Legal compliance software was implemented during the year to monitor applicable laws, codes, regulations and articles impacting on the group.
Behavioural code
The group conducts its business with the highest levels of professionalism and integrity. The Lewis Group pledge is a behavioural code which outlines the standards of honesty, integrity and mutual respect which employees are required to observe.
The corporate fraud policy sets out the responsibility of staff and management towards the detection and prevention of fraud.
A confidential hotline is available to all employees to report suspected incidents of fraud or dishonesty.
Personal share dealings
In terms of the groups insider trading policy, directors and specifically identified staff are restricted from dealing in the shares of Lewis Group during closed periods.
Directors are required to obtain written clearance from the chairman of the board prior to dealing. The chairman is required to obtain written permission from the chairman of the Audit and Risk Committee.
It is also mandatory to notify the company secretary of any dealings in the companys shares. This information is then disclosed to the JSE Limited and published on SENS.

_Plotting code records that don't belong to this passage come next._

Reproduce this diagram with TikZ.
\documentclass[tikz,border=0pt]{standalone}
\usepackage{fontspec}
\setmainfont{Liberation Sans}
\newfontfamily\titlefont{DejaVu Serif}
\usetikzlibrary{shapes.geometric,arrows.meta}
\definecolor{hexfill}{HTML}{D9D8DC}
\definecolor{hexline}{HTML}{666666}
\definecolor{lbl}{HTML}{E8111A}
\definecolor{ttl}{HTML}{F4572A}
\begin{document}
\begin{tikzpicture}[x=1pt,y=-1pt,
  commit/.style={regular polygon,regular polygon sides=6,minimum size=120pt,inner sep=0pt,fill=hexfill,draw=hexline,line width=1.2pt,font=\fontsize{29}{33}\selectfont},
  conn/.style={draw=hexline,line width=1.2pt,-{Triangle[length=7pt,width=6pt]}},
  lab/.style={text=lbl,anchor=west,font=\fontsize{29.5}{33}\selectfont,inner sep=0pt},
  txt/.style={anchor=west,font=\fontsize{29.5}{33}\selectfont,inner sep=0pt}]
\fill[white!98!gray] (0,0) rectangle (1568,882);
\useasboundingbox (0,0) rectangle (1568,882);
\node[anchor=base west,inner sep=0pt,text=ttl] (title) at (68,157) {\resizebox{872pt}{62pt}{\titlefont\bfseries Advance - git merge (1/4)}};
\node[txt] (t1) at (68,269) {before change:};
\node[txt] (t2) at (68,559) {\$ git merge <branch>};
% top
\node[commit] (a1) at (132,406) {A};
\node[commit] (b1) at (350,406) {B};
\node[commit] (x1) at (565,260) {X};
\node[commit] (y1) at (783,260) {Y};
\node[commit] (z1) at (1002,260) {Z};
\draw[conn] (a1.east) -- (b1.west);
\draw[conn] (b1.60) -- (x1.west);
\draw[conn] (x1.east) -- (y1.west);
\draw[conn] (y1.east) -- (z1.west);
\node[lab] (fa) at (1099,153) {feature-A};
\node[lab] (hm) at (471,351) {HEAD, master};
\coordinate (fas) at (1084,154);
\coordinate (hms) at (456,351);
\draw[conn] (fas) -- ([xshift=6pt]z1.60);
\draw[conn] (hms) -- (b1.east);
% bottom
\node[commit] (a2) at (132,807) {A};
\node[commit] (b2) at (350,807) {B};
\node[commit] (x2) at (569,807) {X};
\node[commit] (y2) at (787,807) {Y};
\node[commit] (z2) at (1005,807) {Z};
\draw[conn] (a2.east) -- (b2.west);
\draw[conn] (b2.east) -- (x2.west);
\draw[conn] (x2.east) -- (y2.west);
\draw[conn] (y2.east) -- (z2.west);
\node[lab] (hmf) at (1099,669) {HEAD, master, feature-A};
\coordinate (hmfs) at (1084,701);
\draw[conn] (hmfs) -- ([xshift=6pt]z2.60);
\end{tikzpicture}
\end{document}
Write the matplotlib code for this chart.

A register of share dealings by directors is maintained by the company secretary and reviewed by the board.
Stakeholder communication
The group is committed to presenting a balanced and understandable assessment of the financial position to all stakeholders. Management has an active contact programme with institutional investors and investment analysts, with activities including interim and final results presentations in Cape Town and Johannesburg, post-results road shows to investors, regular meetings with local and international fund managers and analysts, as well as participation in broker conferences locally and offshore.